After getting approval from the state, Havre City Council is now waiting on approval from the state before moving ahead with Community Transportation Enhancement Program projects.

At their meeting April 18, council had received project specific agreements on two of the three projects from the Montana Department of Transportation that needed to be signed off by the council.

Approved unanimously, the agreements from MDT now go back to Helena for additional signings of approval from other state departments, according to Krystal Steinmetz, who has been working with the city on the projects for Bear Paw Development Corp.

The agreements already received are for projects to redo the sidewalks outside of Lincoln-McKinley Primary School and to build a better drainage system outside of the North Central Senior Citizens Center.

The third, and most expensive, project applied for was for the construction of new sidewalks around the Atrium Mall and Aarons Sales and Lease.

The last project agreement was not on the agenda of City Council's April 18 meeting, which caught the attention of some of the council, especially after two members, Allen "Woody" Woodwick and Andrew Brekke, voted against the project.

Brekke said he wasn't really comfortable spending public money on private property.

"I don't think it's fair to other businesses or residential taxpayers, " Brekke said. "There are sidewalks that are in much worse condition.

"I understand that we have a large pot of CTEP funding, but there may be a larger project down the road.
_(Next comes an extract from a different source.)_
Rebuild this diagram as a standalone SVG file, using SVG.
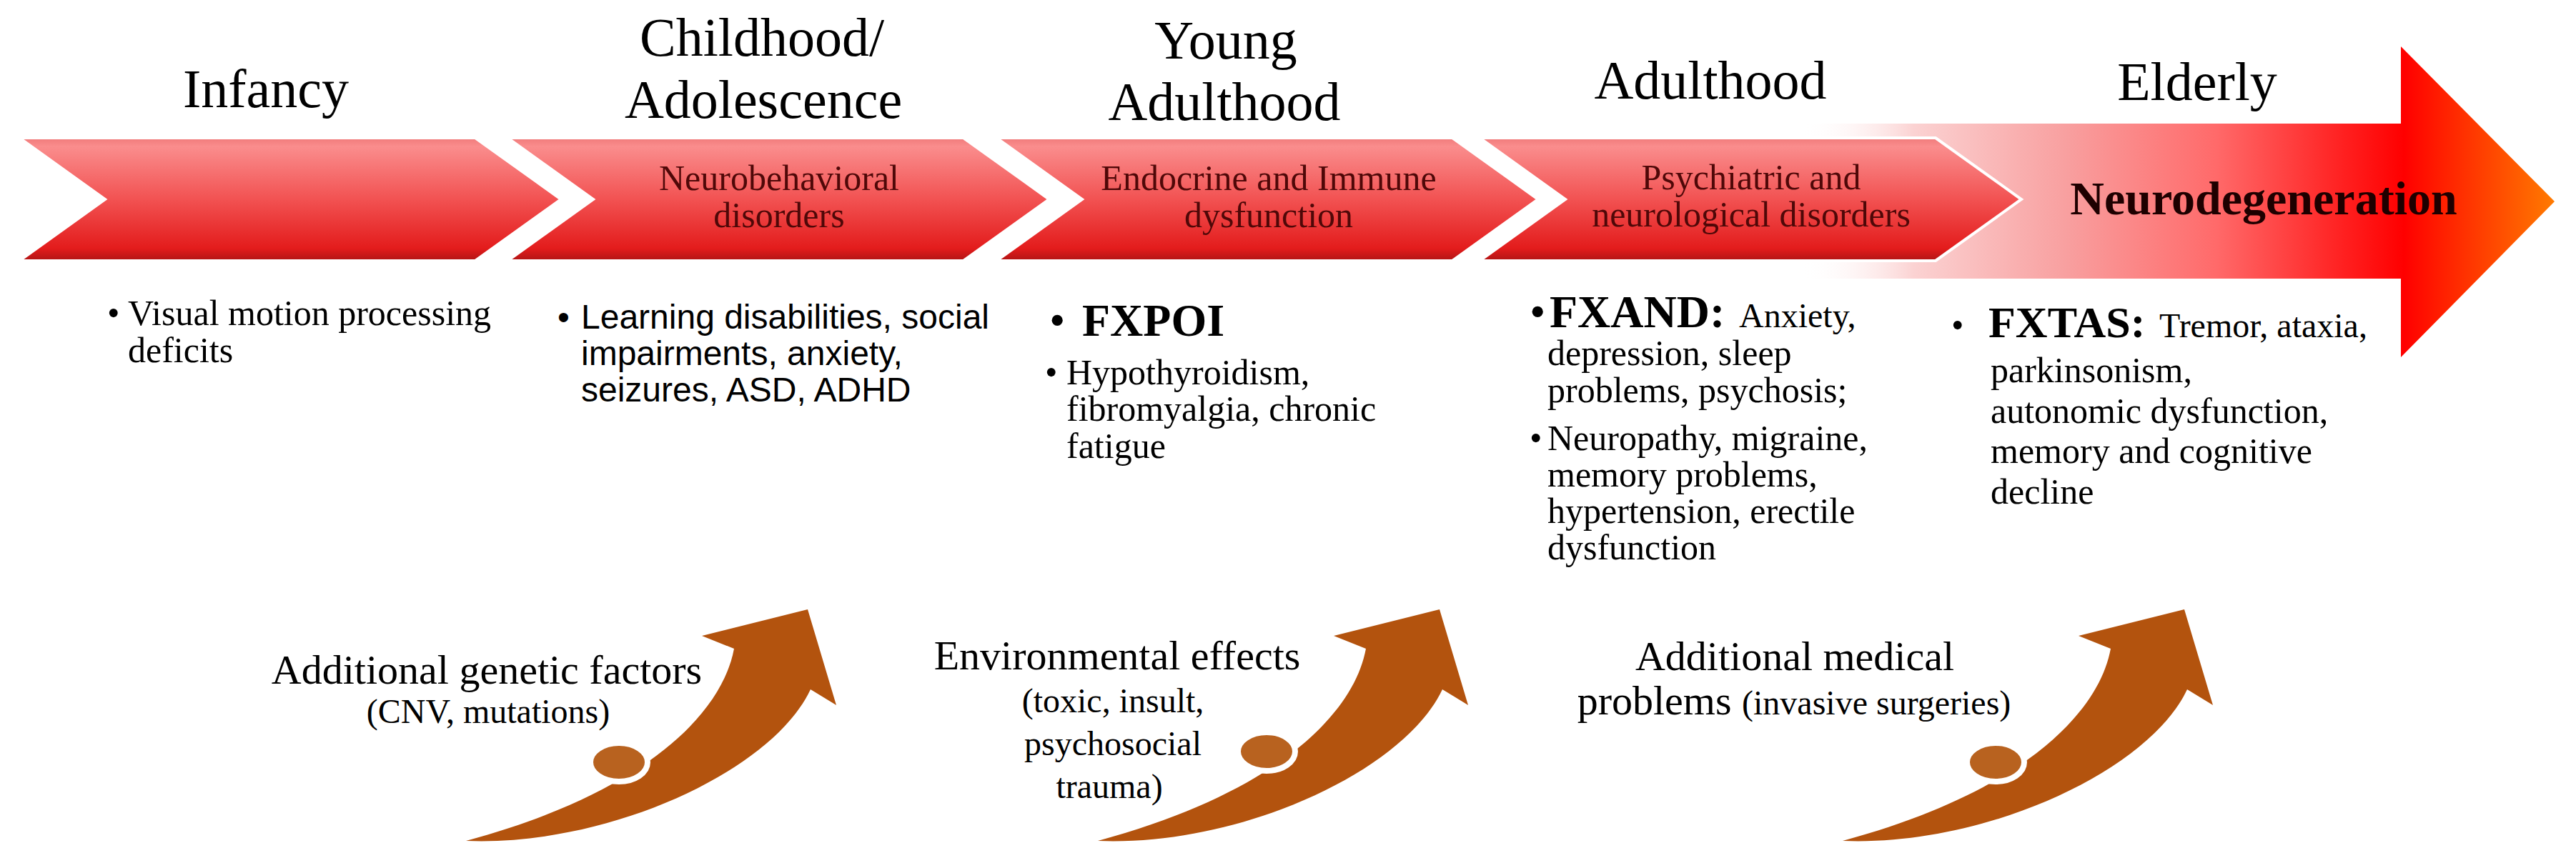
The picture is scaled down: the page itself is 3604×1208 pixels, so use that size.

I just object to this need to spend it. "

According to Steinmetz, the project is not considered an improvement on private property, because the sidewalks are on the public right-of-way.

"Sidewalks are really what CTEP is intended to do, " Steinmetz said.

She explained that the Atrium project agreement's absence from the agenda was no sign of trouble as some council members suspected. It just has a different approval process.

According to Steinmetz, the Atrium's location, closer to main thoroughfares, makes the project "on system" for the Department of Transportation. So the project has a few more hoops to jump through.

That agreement is expected to be presented to the council in the next few months.

It should also take a few months for the final state approval to come back. Then the city can begin the process of seeking a consultant to start drawing up the necessary designs.

Steinmetz said the city is probably looking at a summer 2012 start date for project construction.